We cannot assure you that material weaknesses in our internal control over financial reporting will not be identified in the future. Although we intend to improve our internal control processes, we may not be able to effectively and timely implement necessary control changes to ensure continued compliance with the Sarbanes-Oxley Act and other regulatory and reporting requirements. Our lack of financing and additional staff, present challenges to maintain the internal control and disclosure control standards applicable to public companies. Any failure to maintain or implement required new or improved controls, or any difficulties we encounter in their implementation, could result in significant deficiencies or material weaknesses, cause us to fail to timely meet our periodic reporting obligations, or result in material misstatements in our financial statements. Any such failure could also adversely affect the results of periodic management evaluations and the effectiveness of our internal control over financial reporting required under the Sarbanes-Oxley Act. The existence of a material weakness could result in errors in our financial statements that could result in a restatement of financial statements, cause us to fail to timely meet our reporting obligations and cause investors to lose confidence in our reported financial information, leading to a decline in our stock price. If we fail to maintain effective internal controls, we could be subject to regulatory scrutiny and sanctions and investors could lose confidence in the accuracy and completeness of our financial reports.

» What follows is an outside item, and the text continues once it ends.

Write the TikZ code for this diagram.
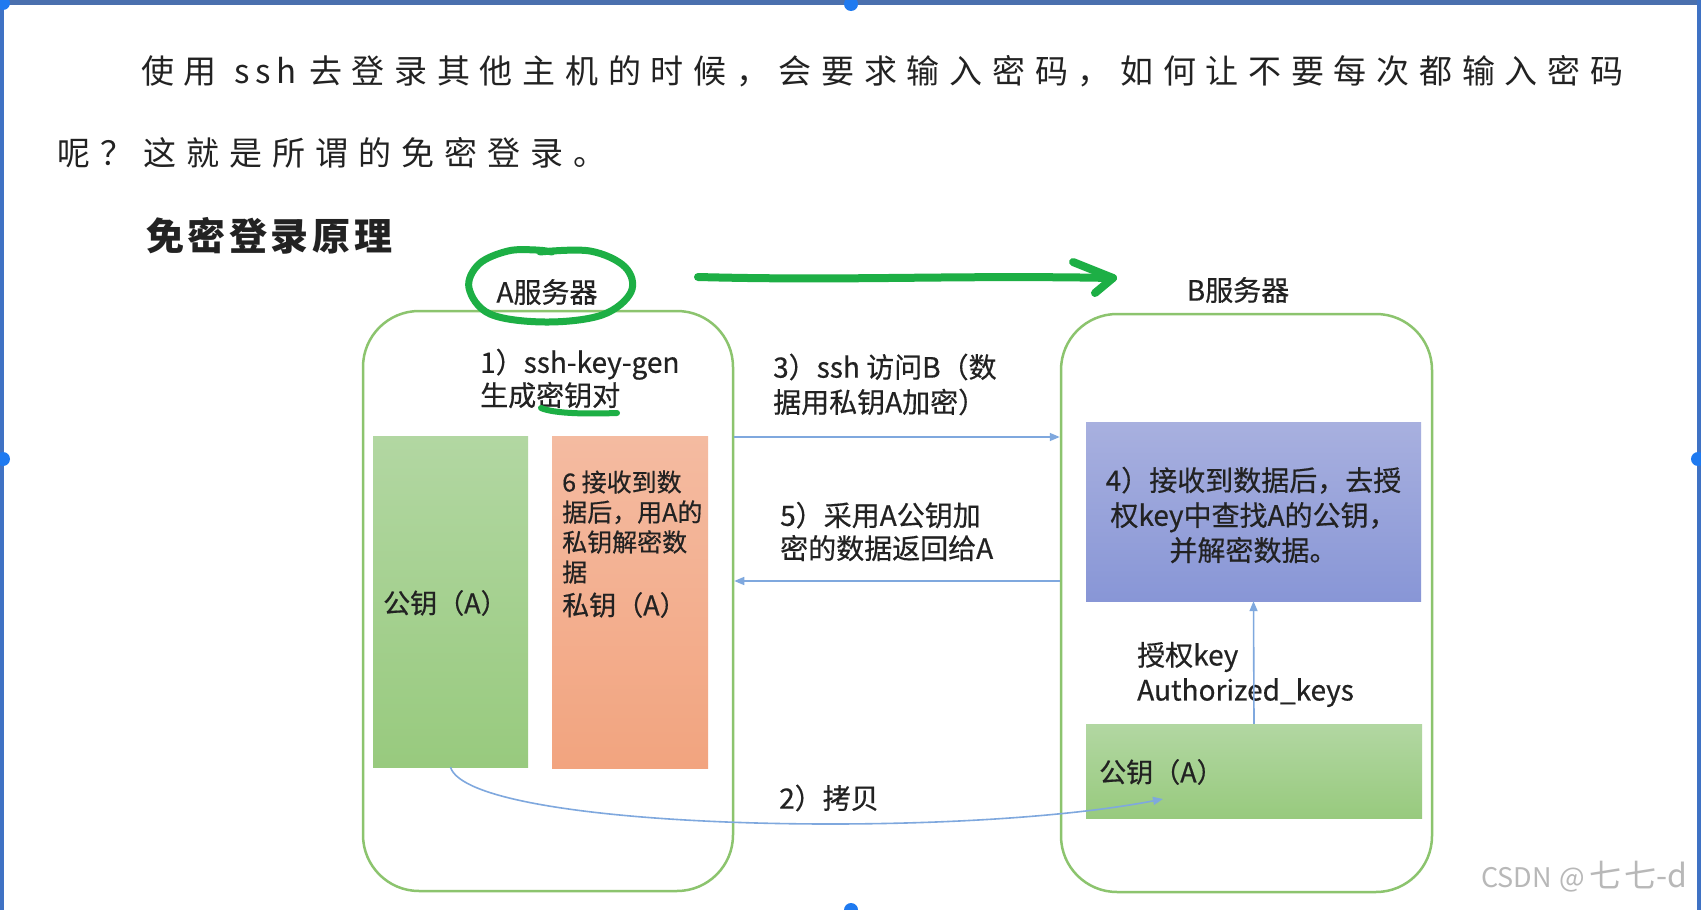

At this time, we do not have sufficient personnel to establish an adequate division of duties amongst persons involved with financial affairs of our company and we do not have sufficient resources to implement internal control over financial reporting procedures. We believe that once we raise sufficient capital, we will be able to hire the required personnel and effect changes to our internal control over financial reporting procedures which will remediate the current weaknesses.
We hope to be able to hire additional staff, with US GAAP financial reporting experience, to be able to begin implementation of effective segregation of duties by October 2011. This staff will also be responsible to implementing other financial controls procedures. We anticipate that the cost of hiring sufficient, part-time, staff for this position will be approximately $60,000 per year.

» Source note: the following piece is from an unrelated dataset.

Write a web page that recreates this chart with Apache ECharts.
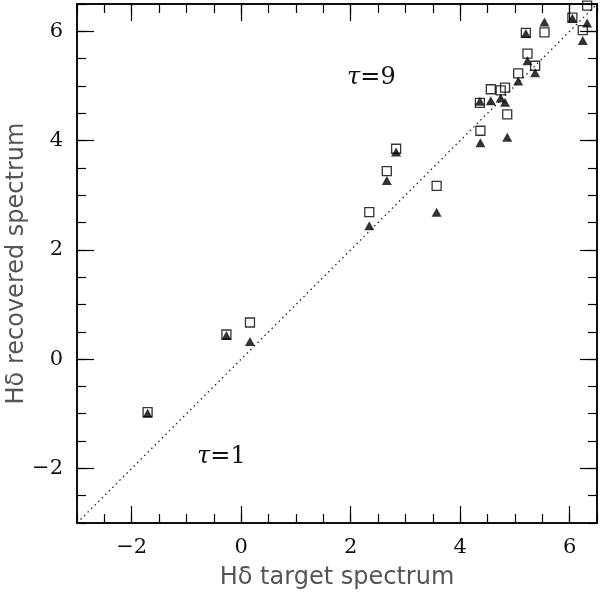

Even if we are able to raise the funds necessary to hire the necessary staff, we cannot assure you that we will be able to fully comply with the requirements of the Sarbanes-Oxley Act or that management or our auditors will conclude that our internal control over financial reporting is effective in future periods.”
Financial Statements and Supplementary Data
Interim Consolidated Financial Statements
Note 3. Restatement of Financial Statements, page F-10
2. | We note your response to prior comment 7. Please revise your disclosures to clarify that the company originally accounted for the transaction with Kid's Book Writer as a business combination rather than as a reverse merger. |
Response: We have added the following disclosure in Note 3 of the restated financial statements included in the Form S-1/A filed concurrently with this response:
“The Company originally accounted for the Share Exchange Transaction as a business combination rather than a reverse merger.”
3. | Additionally, please disclose the information you provided in response to prior comment 8 to explain the nature of restatement adjustments in further detail. |
Response: We have added the following disclosure in Note 3 of the restated financial statements included in the Form S-1/A filed concurrently with this response:
“The restated interim consolidated financial statements correctly represent the continuation of the financial statements of Eternity BC except for its capital structure, which has been retroactively adjusted to reflect the legal capital of the Company in accordance with ASC 805-40. The original interim consolidated financial statements incorrectly presented the consolidated financial statements as continuation of the financial statements of the Company while Eternity BC was presented as wholly-owned subsidiary. The following adjustments reflect the changes necessary to apply the guidance in ASC 805-40 for a reverse merger.”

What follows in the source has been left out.